Tokens are retrieved from two primary endpoints on the authorization server. First is the "authorize endpoint" that grants user consent and authorization. The authorization then passes to the "token endpoint," where the grant is processed and both the refresh token and access tokens are awarded.
The access token is the key to accessing the APIs. But once expired, it takes another trip to the token endpoint, with the refresh token, to do it all again.
Flows are the series of steps and authorization grant types required for clients to access the requested resources. OAuth 2.0 includes six flows intended for different types of interactions.
Implicit flow involves granting short-term access tokens to public clients.
Authorization code flow is the most secure flow and uses a combination of authorization code grants and access tokens.
Client Credential Flow is meant to handle server-to-server access requests from confidential clients.
Resource Owner Password flow is rarely used and not recommended for most use cases.

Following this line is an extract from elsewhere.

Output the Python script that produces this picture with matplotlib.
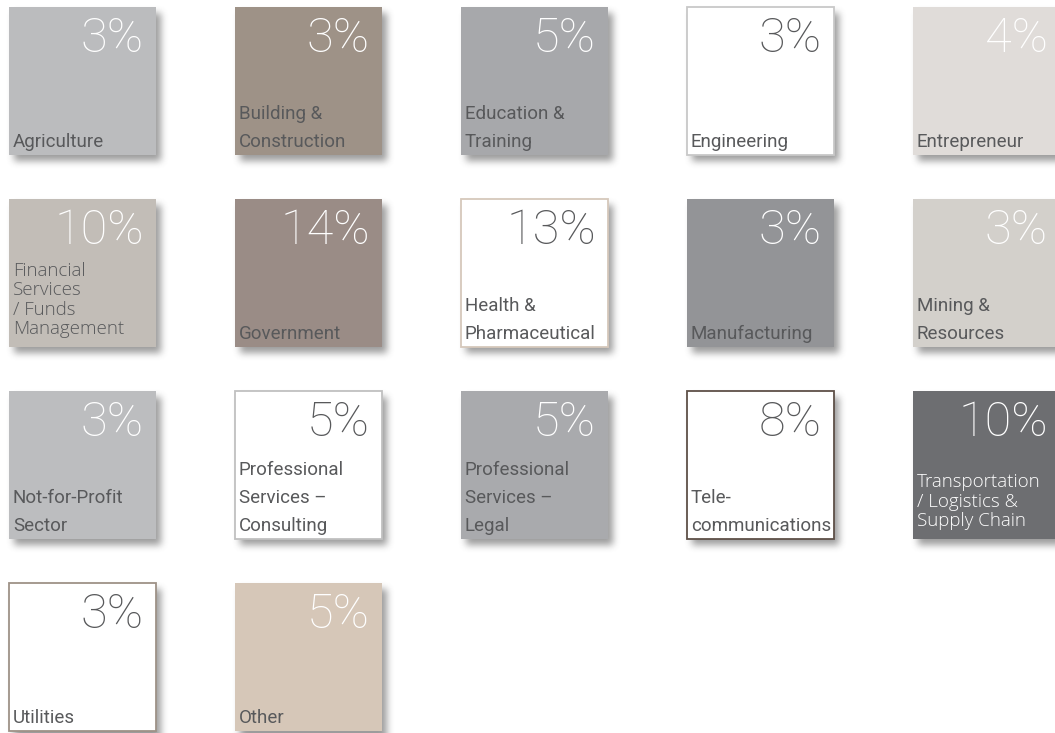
import numpy as np
import matplotlib
matplotlib.use("Agg")
import matplotlib.pyplot as plt
from matplotlib.patches import Rectangle

# industry share data
sectors = ["Agriculture", "Building &\nConstruction", "Education &\nTraining", "Engineering",
           "Entrepreneur", "Financial\nServices\n/ Funds\nManagement", "Government",
           "Health &\nPharmaceutical", "Manufacturing", "Mining &\nResources",
           "Not-for-Profit\nSector", "Professional\nServices \u2013\nConsulting",
           "Professional\nServices \u2013\nLegal", "Tele-\ncommunications",
           "Transportation\n/ Logistics &\nSupply Chain", "Utilities", "Other"]
shares = [3, 3, 5, 3, 4, 10, 14, 13, 3, 3, 3, 5, 5, 8, 10, 3, 5]

# tile styling
fills = ["#bbbcbe", "#9e9287", "#a7a8ab", "white", "#e0dcd9",
         "#c2bdb7", "#9a8c86", "white", "#939497", "#d3d0cb",
         "#bcbdbf", "white", "#a9aaad", "white", "#6d6e71",
         "white", "#d6c7b8"]
borders = [None, None, None, "#c8c8c8", None,
           None, None, "#d6c8bb", None, None,
           None, "#c0c0c0", None, "#5e5048", None,
           "#9e9287", None]
dark = "#58595b"
wide_font = {"Financial\nServices\n/ Funds\nManagement", "Transportation\n/ Logistics &\nSupply Chain"}

W, H = 1055, 733
x0, y0 = 9, 7
dx, dy = 226, 192
tw, th = 147, 148

fig = plt.figure(figsize=(W / 100, H / 100), dpi=100)
ax = fig.add_axes([0, 0, 1, 1])
ax.set_xlim(0, W)
ax.set_ylim(H, 0)
ax.axis("off")

# soft drop shadow, blurred with box filters
mask = np.zeros((H, W))
for i in range(len(sectors)):
    x = x0 + (i % 5) * dx
    y = y0 + (i // 5) * dy
    mask[y + 6:min(y + 6 + th, H), x + 5:min(x + 5 + tw, W)] = 1.0

def box_blur(a, r, axis):
    pad = [(0, 0), (0, 0)]
    pad[axis] = (r + 1, r)
    c = np.cumsum(np.pad(a, pad, mode="edge"), axis=axis)
    n = a.shape[axis]
    if axis == 0:
        return (c[2 * r + 1:2 * r + 1 + n] - c[:n]) / (2 * r + 1)
    return (c[:, 2 * r + 1:2 * r + 1 + n] - c[:, :n]) / (2 * r + 1)

for _ in range(3):
    mask = box_blur(mask, 3, 0)
    mask = box_blur(mask, 3, 1)

shadow = np.zeros((H, W, 4))
shadow[..., :3] = 0.3
shadow[..., 3] = mask * 0.55
ax.imshow(shadow, extent=(0, W, H, 0), aspect="auto", zorder=0, interpolation="bilinear")

for i, (name, val) in enumerate(zip(sectors, shares)):
    x = x0 + (i % 5) * dx
    y = y0 + (i // 5) * dy
    ec = borders[i] if borders[i] else "none"
    ax.add_patch(Rectangle((x, y), tw, th, facecolor=fills[i], edgecolor=ec,
                           linewidth=1.3, zorder=2))
    white_tile = fills[i] == "white"
    pct_color = dark if white_tile else "white"
    lab_color = "white" if fills[i] == "#6d6e71" else dark
    ax.text(x + tw - 12, y + 8, "%d%%" % val, ha="right", va="top", fontsize=35,
            family="Roboto", fontweight="light", color=pct_color, zorder=3)
    if name in wide_font:
        ax.text(x + 4, y + th - 9, name, ha="left", va="bottom", fontsize=13.5,
                family="Open Sans", fontweight="light", color=lab_color,
                linespacing=1.1, zorder=3)
    else:
        ax.text(x + 4, y + th - 4, name, ha="left", va="bottom", fontsize=13.5,
                family="Roboto", color=lab_color, linespacing=1.7, zorder=3)

fig.savefig("out.png", dpi=100, facecolor="white")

Assertion Flow is similar to client credential flow and makes allowance for the use of federation.
Device Flow handles access requests made via a smart device such as a TV screen.
Potential Downsides of OAuth 2.0 or Why It's Not Enough to Secure Your APIs
As welcomed as OAuth 2.0 has been by developers and end-users for protecting private data, there have also been detractors. Some have slammed the severe changes between versions 1.0 and 2.0, not without reason. OAuth 2.0 is significantly less secure than its predecessor and more complex. The greatest criticism of OAuth2.0 may be that it doesn't directly support client verification, signature, or channel binding.
Detractors charge that OAuth 2.0 creators chose to concentrate on increased interoperability between sites and devices rather than provide additional range and security.
OAuth has suggested using a third-party protection protocol such as Transport Layer Security (TLS) to provide the additional features.
While OAuth 2.0 is a step forward in the safe use of private data, it's nowhere near enough to protect your API from broken object-level authorization (BOLA) vulnerabilities that rank #1 in the OWASP API Security Top 10 list.